• **Job**:
Using the records below, give the number of lines where the word "this" appears, with no further output.
BEGIN Supplied records
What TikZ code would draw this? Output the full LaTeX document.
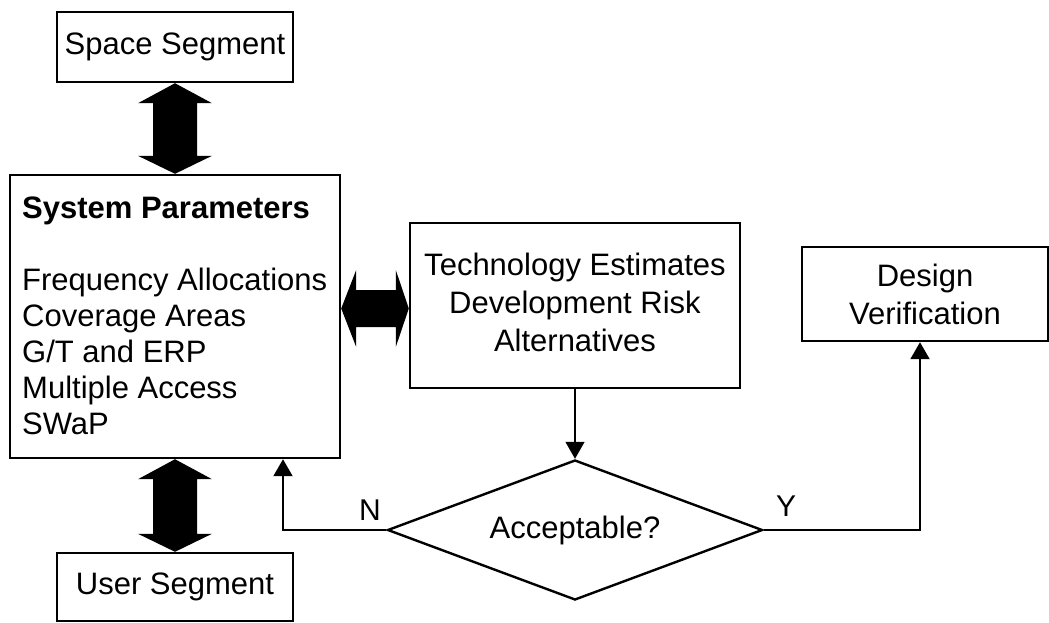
\documentclass[tikz,border=0pt]{standalone}
\usepackage{fontspec}
\setmainfont{Liberation Sans}
\usetikzlibrary{shapes.geometric,arrows.meta,calc}
\begin{document}
\begin{tikzpicture}[x=1pt,y=-1pt,
  txt/.style={font=\fontsize{31}{38}\selectfont, inner sep=0pt},
  box/.style={draw=black, line width=2.4pt, fill=white, inner sep=0pt, font=\fontsize{31}{38}\selectfont, align=center},
  conn/.style={draw=black, line width=2pt, -{Triangle[width=19pt,length=17pt]}},
  thinconn/.style={draw=black, line width=1.2pt, -{Triangle[width=19pt,length=17pt]}},
  fat/.style={fill=black}]
\useasboundingbox (0,0) rectangle (1049,622);
% boxes
\node[box, minimum width=236pt, minimum height=70pt] (ss) at (175,47) {Space Segment};
\node[box, minimum width=330pt, minimum height=283pt] (sp) at (175,316.5) {};
\node[txt, align=left, anchor=west, font=\fontsize{31}{36}\selectfont] (sptxt) at (22,316)
  {\textbf{System Parameters}\\[36pt]Frequency Allocations\\Coverage Areas\\G/T and ERP\\Multiple Access\\SWaP};
\node[box, minimum width=236pt, minimum height=68pt] (us) at (175,587) {User Segment};
\node[box, minimum width=330pt, minimum height=165pt] (tb) at (575,305.5)
  {\raisebox{-3pt}{\begin{tabular}{@{}c@{}}Technology Estimates\\Development Risk\\Alternatives\end{tabular}}};
\node[box, minimum width=246pt, minimum height=94pt] (dv) at (925,294) {Design\\Verification};
\node[box, shape=diamond, minimum width=375pt, minimum height=140pt, aspect=2.68] (dm) at (575,530) {\raisebox{-3pt}{Acceptable?}};
% fat double arrows
\fill[fat] (ss.south) -- ++(37,20) -- ++(-15,0) -- ($(sp.north)+(22,-18)$) -- ++(15,0) -- (sp.north)
  -- ++(-37,-18) -- ++(15,0) -- ($(ss.south)+(-22,20)$) -- ++(-15,0) -- cycle;
\fill[fat] (sp.south) -- ++(37,20) -- ++(-15,0) -- ($(us.north)+(22,-18)$) -- ++(15,0) -- (us.north)
  -- ++(-37,-18) -- ++(15,0) -- ($(sp.south)+(-22,20)$) -- ++(-15,0) -- cycle;
\path (sp.east) ++(0,-8) coordinate (hL);
\coordinate (hR) at (hL -| tb.west);
\fill[fat] (hL) -- ++(15,-38.5) -- ++(0,20) -- ($(hR)+(-13,-18.5)$) -- ++(0,-20) -- (hR)
  -- ++(-13,38.5) -- ++(0,-20) -- ($(hL)+(15,18.5)$) -- ++(0,20) -- cycle;
% connectors
\coordinate (nx) at (283,0);
\coordinate (yx) at (920,0);
\draw[thinconn] (tb.south) -- (dm.north);
\draw[conn] (dm.west) -| (nx |- sp.south);
\draw[conn] (dm.east) -| (yx |- dv.south);
% labels
\node[txt, font=\fontsize{30}{36}\selectfont] (nlab) at (370,510) {N};
\node[txt, font=\fontsize{30}{36}\selectfont] (ylab) at (786,506) {Y};
\end{tikzpicture}
\end{document}
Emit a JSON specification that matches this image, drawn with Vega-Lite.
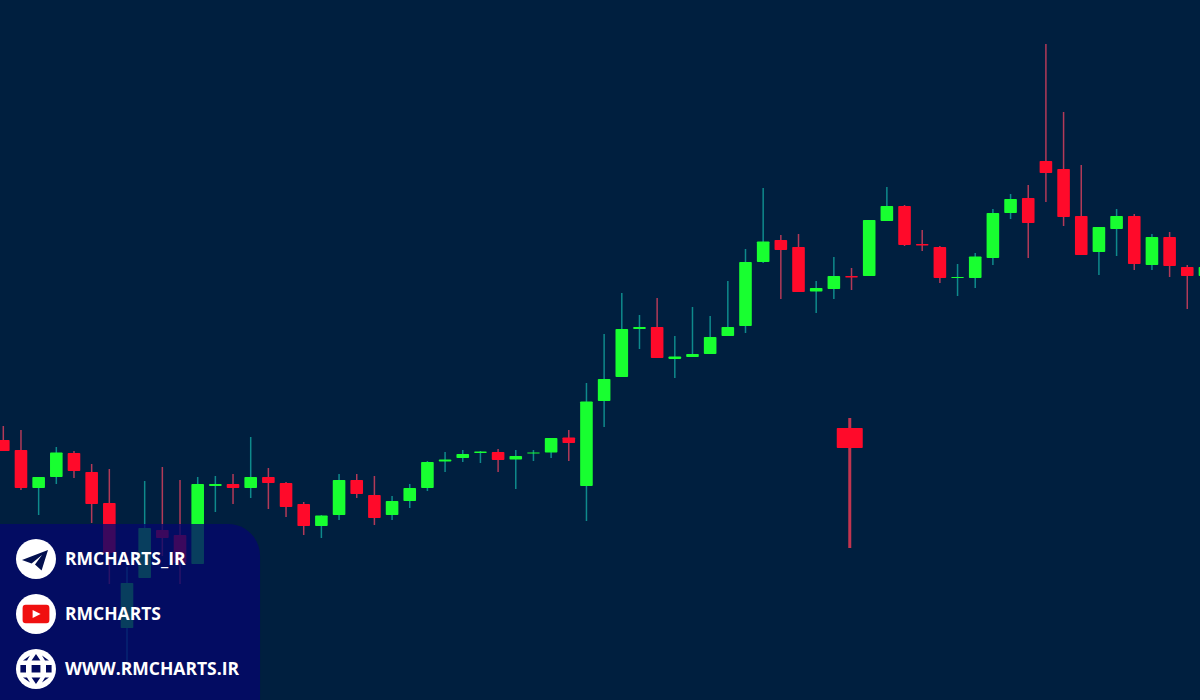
{"$schema":"https://vega.github.io/schema/vega-lite/v6.json","autosize":{"type":"fit","contains":"padding"},"width":1200,"height":700,"padding":0,"background":"#001f3f","config":{"view":{"stroke":null}},
"datasets":{"candles":[
{"t":0,"high":274,"open":260,"close":249,"low":249,"dir":"down"},
{"t":1,"high":270,"open":250,"close":212,"low":210,"dir":"down"},
{"t":2,"high":223,"open":212,"close":223,"low":185,"dir":"up"},
{"t":3,"high":253,"open":223,"close":247.5,"low":216,"dir":"up"},
{"t":4,"high":249,"open":247,"close":229,"low":222,"dir":"down"},
{"t":5,"high":236,"open":228,"close":196,"low":177,"dir":"down"},
{"t":6,"high":231,"open":197,"close":147,"low":116,"dir":"down"},
{"t":7,"high":133,"open":72,"close":117,"low":38,"dir":"up"},
{"t":8,"high":219,"open":122,"close":172,"low":122,"dir":"up"},
{"t":9,"high":233,"open":170,"close":162,"low":144,"dir":"down"},
{"t":10,"high":220,"open":165,"close":137,"low":116,"dir":"down"},
{"t":11,"high":223,"open":136,"close":216,"low":136,"dir":"up"},
{"t":12,"high":224,"open":214,"close":216,"low":188,"dir":"up"},
{"t":13,"high":226,"open":216,"close":212,"low":196,"dir":"down"},
{"t":14,"high":263,"open":212,"close":223,"low":202,"dir":"up"},
{"t":15,"high":232,"open":223,"close":217,"low":191,"dir":"down"},
{"t":16,"high":218,"open":217,"close":193,"low":183,"dir":"down"},
{"t":17,"high":198,"open":196,"close":174,"low":165,"dir":"down"},
{"t":18,"high":185,"open":174,"close":184.5,"low":162,"dir":"up"},
{"t":19,"high":226,"open":185,"close":220,"low":180,"dir":"up"},
{"t":20,"high":226,"open":220,"close":206,"low":202,"dir":"down"},
{"t":21,"high":224,"open":205,"close":182,"low":175,"dir":"down"},
{"t":22,"high":204,"open":185,"close":199,"low":180,"dir":"up"},
{"t":23,"high":216,"open":199,"close":212,"low":192,"dir":"up"},
{"t":24,"high":239,"open":212,"close":238,"low":209,"dir":"up"},
{"t":25,"high":248,"open":238.5,"close":240.5,"low":228,"dir":"up"},
{"t":26,"high":250,"open":242,"close":246,"low":238,"dir":"up"},
{"t":27,"high":249,"open":247,"close":248.5,"low":237,"dir":"up"},
{"t":28,"high":251,"open":248,"close":240,"low":228,"dir":"down"},
{"t":29,"high":250,"open":240.5,"close":244,"low":211,"dir":"up"},
{"t":30,"high":250,"open":246.5,"close":247.5,"low":239,"dir":"up"},
{"t":31,"high":262,"open":247.5,"close":262,"low":242,"dir":"up"},
{"t":32,"high":270,"open":262.5,"close":257,"low":239,"dir":"down"},
{"t":33,"high":317,"open":214,"close":298.5,"low":179,"dir":"up"},
{"t":34,"high":366,"open":299,"close":321,"low":273,"dir":"up"},
{"t":35,"high":407,"open":323,"close":371,"low":323,"dir":"up"},
{"t":36,"high":385,"open":371,"close":373,"low":351,"dir":"up"},
{"t":37,"high":402,"open":373,"close":342,"low":342,"dir":"down"},
{"t":38,"high":364,"open":341,"close":343.5,"low":322,"dir":"up"},
{"t":39,"high":393,"open":343,"close":346,"low":343,"dir":"up"},
{"t":40,"high":384,"open":346,"close":363,"low":346,"dir":"up"},
{"t":41,"high":419,"open":364,"close":373,"low":364,"dir":"up"},
{"t":42,"high":451,"open":374,"close":438,"low":367,"dir":"up"},
{"t":43,"high":512,"open":438,"close":458.5,"low":437,"dir":"up"},
{"t":44,"high":465,"open":460,"close":450,"low":401,"dir":"down"},
{"t":45,"high":466,"open":453,"close":408,"low":408,"dir":"down"},
{"t":46,"high":419,"open":408.5,"close":412,"low":387,"dir":"up"},
{"t":47,"high":443,"open":411,"close":424,"low":401,"dir":"up"},
{"t":48,"high":432,"open":424,"close":422.5,"low":410,"dir":"down"},
{"t":49,"high":480,"open":424,"close":480,"low":424,"dir":"up"},
{"t":50,"high":513,"open":479,"close":494,"low":479,"dir":"up"},
{"t":51,"high":495,"open":494,"close":455,"low":454,"dir":"down"},
{"t":52,"high":470,"open":456,"close":454.5,"low":449,"dir":"down"},
{"t":53,"high":454,"open":453,"close":422,"low":417,"dir":"down"},
{"t":54,"high":436,"open":422,"close":423,"low":404,"dir":"up"},
{"t":55,"high":447,"open":422,"close":443.5,"low":412,"dir":"up"},
{"t":56,"high":491,"open":442,"close":487,"low":435,"dir":"up"},
{"t":57,"high":506,"open":487,"close":501,"low":481,"dir":"up"},
{"t":58,"high":515,"open":502,"close":477,"low":442,"dir":"down"},
{"t":59,"high":656,"open":539,"close":527,"low":498,"dir":"down"},
{"t":60,"high":588,"open":531,"close":483,"low":474,"dir":"down"},
{"t":61,"high":535,"open":484,"close":445,"low":445,"dir":"down"},
{"t":62,"high":473,"open":448,"close":473,"low":425,"dir":"up"},
{"t":63,"high":491,"open":471,"close":484,"low":444,"dir":"up"},
{"t":64,"high":486,"open":484,"close":436,"low":430,"dir":"down"},
{"t":65,"high":466,"open":435,"close":463,"low":430,"dir":"up"},
{"t":66,"high":468,"open":463,"close":434,"low":423,"dir":"down"},
{"t":67,"high":435,"open":433,"close":424,"low":391,"dir":"down"},
{"t":68,"high":435,"open":424,"close":433,"low":424,"dir":"up"}
],
"signal":[{"t":47.9,"high":282,"open":272,"close":252,"low":152}],
"panel":[{"t0":-1,"t1":14.53,"p0":-40,"p1":176}],
"labels":[{"t":3.49,"p":140.5,"label":"RMCHARTS_IR"},{"t":3.49,"p":85.5,"label":"RMCHARTS"},{"t":3.49,"p":30.5,"label":"WWW.RMCHARTS.IR"}],
"icons":[{"t":1.85,"p":141},{"t":1.85,"p":86},{"t":1.85,"p":31}],
"plane":[{"t":1.85,"p":141}],"yt":[{"t":1.85,"p":86}],"globe":[{"t":1.85,"p":31}]},
"encoding":{"x":{"field":"t","type":"quantitative","scale":{"domain":[-0.187,67.72],"nice":false,"zero":false,"padding":0},"axis":null},"y":{"field":"p","type":"quantitative","scale":{"domain":[0,700],"nice":false,"zero":false,"padding":0},"axis":null}},
"layer":[
{"data":{"name":"candles"},"mark":{"type":"rule","strokeWidth":1.5,"clip":true},"encoding":{"y":{"field":"low","type":"quantitative"},"y2":{"field":"high"},"color":{"field":"dir","type":"nominal","scale":{"domain":["up","down"],"range":["#0e8a8c","#b23a58"]},"legend":null}}},
{"data":{"name":"candles"},"mark":{"type":"bar","size":12.6,"clip":true,"cornerRadius":0.8},"encoding":{"y":{"field":"open","type":"quantitative"},"y2":{"field":"close"},"color":{"field":"dir","type":"nominal","scale":{"domain":["up","down"],"range":["#18ff30","#ff0a2a"]},"legend":null}}},
{"data":{"name":"signal"},"mark":{"type":"rule","strokeWidth":3,"color":"#c2344f"},"encoding":{"y":{"field":"low","type":"quantitative"},"y2":{"field":"high"}}},
{"data":{"name":"signal"},"mark":{"type":"bar","size":26,"color":"#ff0a2a","cornerRadius":1},"encoding":{"y":{"field":"open","type":"quantitative"},"y2":{"field":"close"}}},
{"data":{"name":"panel"},"mark":{"type":"rect","color":"#04086c","opacity":0.78,"cornerRadiusTopRight":32,"clip":true},"encoding":{"x":{"field":"t0","type":"quantitative"},"x2":{"field":"t1"},"y":{"field":"p0","type":"quantitative"},"y2":{"field":"p1"}}},
{"data":{"name":"icons"},"mark":{"type":"point","shape":"circle","filled":true,"opacity":1,"color":"#ffffff","size":1600,"strokeWidth":0}},
{"data":{"name":"plane"},"mark":{"type":"point","filled":true,"opacity":1,"color":"#03104f","size":1600,"strokeWidth":0,"shape":"M0.6,-0.45 L-0.7,0.05 L-0.22,0.22 L0.3,-0.2 L-0.05,0.28 L0.28,0.58 Z"}},
{"data":{"name":"yt"},"mark":{"type":"point","filled":true,"opacity":1,"color":"#f01010","size":1600,"strokeWidth":0,"shape":"M-0.52,-0.46 L0.52,-0.46 Q0.67,-0.46 0.67,-0.3 L0.67,0.3 Q0.67,0.46 0.52,0.46 L-0.52,0.46 Q-0.67,0.46 -0.67,0.3 L-0.67,-0.3 Q-0.67,-0.46 -0.52,-0.46 Z"}},
{"data":{"name":"yt"},"mark":{"type":"point","filled":true,"opacity":1,"color":"#ffffff","size":1600,"strokeWidth":0,"shape":"M-0.17,-0.2 L0.23,0 L-0.17,0.2 Z"}},
{"data":{"name":"globe"},"mark":{"type":"point","filled":true,"opacity":1,"color":"#030b60","size":1600,"strokeWidth":0,"shape":"M-0.78,-0.2 L-0.5,-0.2 L-0.5,0.17 L-0.78,0.17 Z M-0.22,-0.2 L0.22,-0.2 L0.22,0.17 L-0.22,0.17 Z M0.5,-0.2 L0.78,-0.2 L0.78,0.17 L0.5,0.17 Z M0,-0.75 L0.22,-0.42 L-0.22,-0.42 Z M0,0.75 L0.22,0.42 L-0.22,0.42 Z M-0.3,-0.68 L-0.45,-0.42 L-0.65,-0.42 Z M0.3,-0.68 L0.45,-0.42 L0.65,-0.42 Z M-0.3,0.68 L-0.45,0.42 L-0.65,0.42 Z M0.3,0.68 L0.45,0.42 L0.65,0.42 Z"}},
{"data":{"name":"labels"},"mark":{"type":"text","align":"left","baseline":"middle","font":"Open Sans","fontWeight":"bold","fontSize":17.5,"color":"#ffffff"},"encoding":{"text":{"field":"label","type":"nominal"}}}
],
"resolve":{"scale":{"color":"independent"}}}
END Supplied records
• **Result**:
2